In the weeks ahead, workers will continue to sift through debris hauled to Staten Island, reports CBS News Correspondent Byron Pitts, still hoping to find and identify more remains. Those remains that cannot be identified will be retained, in case new technology someday makes it possible.

"I have mixed emotions about the whole thing," said Port Authority Police Officer Ray Murray, a regular at the site since Sept. 11, wondering about the victims still missing.

"I'm glad that we get to go on with our lives," he continued. "At the same time, we'll never forget what happened here."

A truck carrying the trade center's last steel beam, which stood until it was cut down Tuesday night, followed the empty stretcher. Draped in a black cloth and American flag, it was driven to a Kennedy Airport hangar to be put in storage, perhaps to be used someday for a monument.

At times, the only sounds were the rumble of vehicles and the breeze, which carried a trace of the acrid smell that hung over lower Manhattan for months after the attack.
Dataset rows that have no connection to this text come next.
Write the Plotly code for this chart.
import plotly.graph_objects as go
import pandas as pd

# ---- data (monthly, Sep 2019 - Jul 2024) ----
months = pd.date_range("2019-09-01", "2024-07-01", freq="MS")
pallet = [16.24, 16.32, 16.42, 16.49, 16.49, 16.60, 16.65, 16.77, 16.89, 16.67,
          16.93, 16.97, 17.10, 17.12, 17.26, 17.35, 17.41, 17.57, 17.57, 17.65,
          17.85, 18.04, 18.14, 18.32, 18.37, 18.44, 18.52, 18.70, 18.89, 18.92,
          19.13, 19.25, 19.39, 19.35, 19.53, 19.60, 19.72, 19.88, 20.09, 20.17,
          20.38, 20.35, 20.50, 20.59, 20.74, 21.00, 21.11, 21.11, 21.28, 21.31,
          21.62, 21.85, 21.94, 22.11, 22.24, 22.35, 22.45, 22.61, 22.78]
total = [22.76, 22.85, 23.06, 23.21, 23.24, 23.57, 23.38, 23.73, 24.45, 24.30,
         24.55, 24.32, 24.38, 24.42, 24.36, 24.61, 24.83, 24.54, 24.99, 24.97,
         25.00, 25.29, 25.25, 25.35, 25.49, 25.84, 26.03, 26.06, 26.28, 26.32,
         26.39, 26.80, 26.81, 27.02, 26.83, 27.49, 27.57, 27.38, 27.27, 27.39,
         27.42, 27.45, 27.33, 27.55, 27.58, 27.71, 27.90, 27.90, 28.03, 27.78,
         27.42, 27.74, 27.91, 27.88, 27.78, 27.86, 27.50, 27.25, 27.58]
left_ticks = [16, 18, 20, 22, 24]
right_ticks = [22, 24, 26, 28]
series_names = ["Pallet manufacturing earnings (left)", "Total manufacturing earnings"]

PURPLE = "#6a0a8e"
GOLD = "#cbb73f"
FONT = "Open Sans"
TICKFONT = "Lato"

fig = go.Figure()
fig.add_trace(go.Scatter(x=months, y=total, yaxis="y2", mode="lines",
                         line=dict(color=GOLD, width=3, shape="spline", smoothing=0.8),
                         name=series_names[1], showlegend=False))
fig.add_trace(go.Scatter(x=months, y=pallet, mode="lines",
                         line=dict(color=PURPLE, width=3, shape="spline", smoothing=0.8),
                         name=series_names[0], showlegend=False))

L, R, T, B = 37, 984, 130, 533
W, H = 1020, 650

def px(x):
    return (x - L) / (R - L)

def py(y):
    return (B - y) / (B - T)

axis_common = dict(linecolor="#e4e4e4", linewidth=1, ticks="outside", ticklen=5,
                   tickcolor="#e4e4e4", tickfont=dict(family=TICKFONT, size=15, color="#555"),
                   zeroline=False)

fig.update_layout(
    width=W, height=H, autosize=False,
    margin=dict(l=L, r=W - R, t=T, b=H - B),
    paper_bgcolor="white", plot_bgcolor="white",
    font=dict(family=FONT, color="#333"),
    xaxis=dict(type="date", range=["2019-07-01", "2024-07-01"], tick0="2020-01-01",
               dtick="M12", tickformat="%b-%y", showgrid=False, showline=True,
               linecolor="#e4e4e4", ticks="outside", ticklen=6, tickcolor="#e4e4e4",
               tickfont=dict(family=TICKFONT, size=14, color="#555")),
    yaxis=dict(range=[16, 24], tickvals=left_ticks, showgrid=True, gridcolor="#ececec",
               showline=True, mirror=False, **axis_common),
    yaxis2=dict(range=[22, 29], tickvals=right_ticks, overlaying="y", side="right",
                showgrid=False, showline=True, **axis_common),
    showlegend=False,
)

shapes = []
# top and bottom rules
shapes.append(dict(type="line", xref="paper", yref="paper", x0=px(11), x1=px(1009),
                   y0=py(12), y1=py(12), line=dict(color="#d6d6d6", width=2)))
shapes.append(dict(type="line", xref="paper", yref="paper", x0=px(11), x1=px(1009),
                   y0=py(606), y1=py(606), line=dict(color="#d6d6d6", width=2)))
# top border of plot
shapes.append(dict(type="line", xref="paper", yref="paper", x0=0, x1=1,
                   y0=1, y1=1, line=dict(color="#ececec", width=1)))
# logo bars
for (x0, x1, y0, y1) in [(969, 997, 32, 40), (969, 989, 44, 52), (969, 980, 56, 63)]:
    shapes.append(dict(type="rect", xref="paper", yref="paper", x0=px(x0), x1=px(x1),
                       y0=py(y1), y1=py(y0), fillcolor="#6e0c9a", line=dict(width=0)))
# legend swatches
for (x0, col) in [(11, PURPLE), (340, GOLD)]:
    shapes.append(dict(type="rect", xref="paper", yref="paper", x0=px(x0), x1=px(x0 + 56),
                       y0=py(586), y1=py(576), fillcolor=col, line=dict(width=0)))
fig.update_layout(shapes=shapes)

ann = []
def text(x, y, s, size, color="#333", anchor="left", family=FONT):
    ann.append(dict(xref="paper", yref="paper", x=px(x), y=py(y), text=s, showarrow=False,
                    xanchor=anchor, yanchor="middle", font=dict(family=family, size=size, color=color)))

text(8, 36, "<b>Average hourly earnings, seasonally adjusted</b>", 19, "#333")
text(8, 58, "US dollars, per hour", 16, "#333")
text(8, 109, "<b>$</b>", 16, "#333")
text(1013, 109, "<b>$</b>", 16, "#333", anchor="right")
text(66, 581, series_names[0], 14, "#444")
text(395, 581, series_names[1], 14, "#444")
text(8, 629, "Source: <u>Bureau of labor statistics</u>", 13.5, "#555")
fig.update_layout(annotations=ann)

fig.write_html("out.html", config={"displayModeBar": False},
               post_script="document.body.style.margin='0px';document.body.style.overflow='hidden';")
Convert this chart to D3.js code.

Among those in the crowd were Mayor Michael Bloomberg and his predecessor, Rudolph Giuliani, who won acclaim for his stewardship of the city after the attack.

At the end, the crowd burst into applause for the officers, firefighters and construction workers leaving Ground Zero. Some tossed flowers into the void where the towers once stood. Many hung back after it was over, leaning over guardrails to stare into the crater.

Several family groups unable to attend Thursday's ceremony have scheduled their own Ground Zero service on Sunday.

Control of the site now moves from the city to the Port Authority of New York and New Jersey, which owns the land. A redevelopment plan is expected by year's end.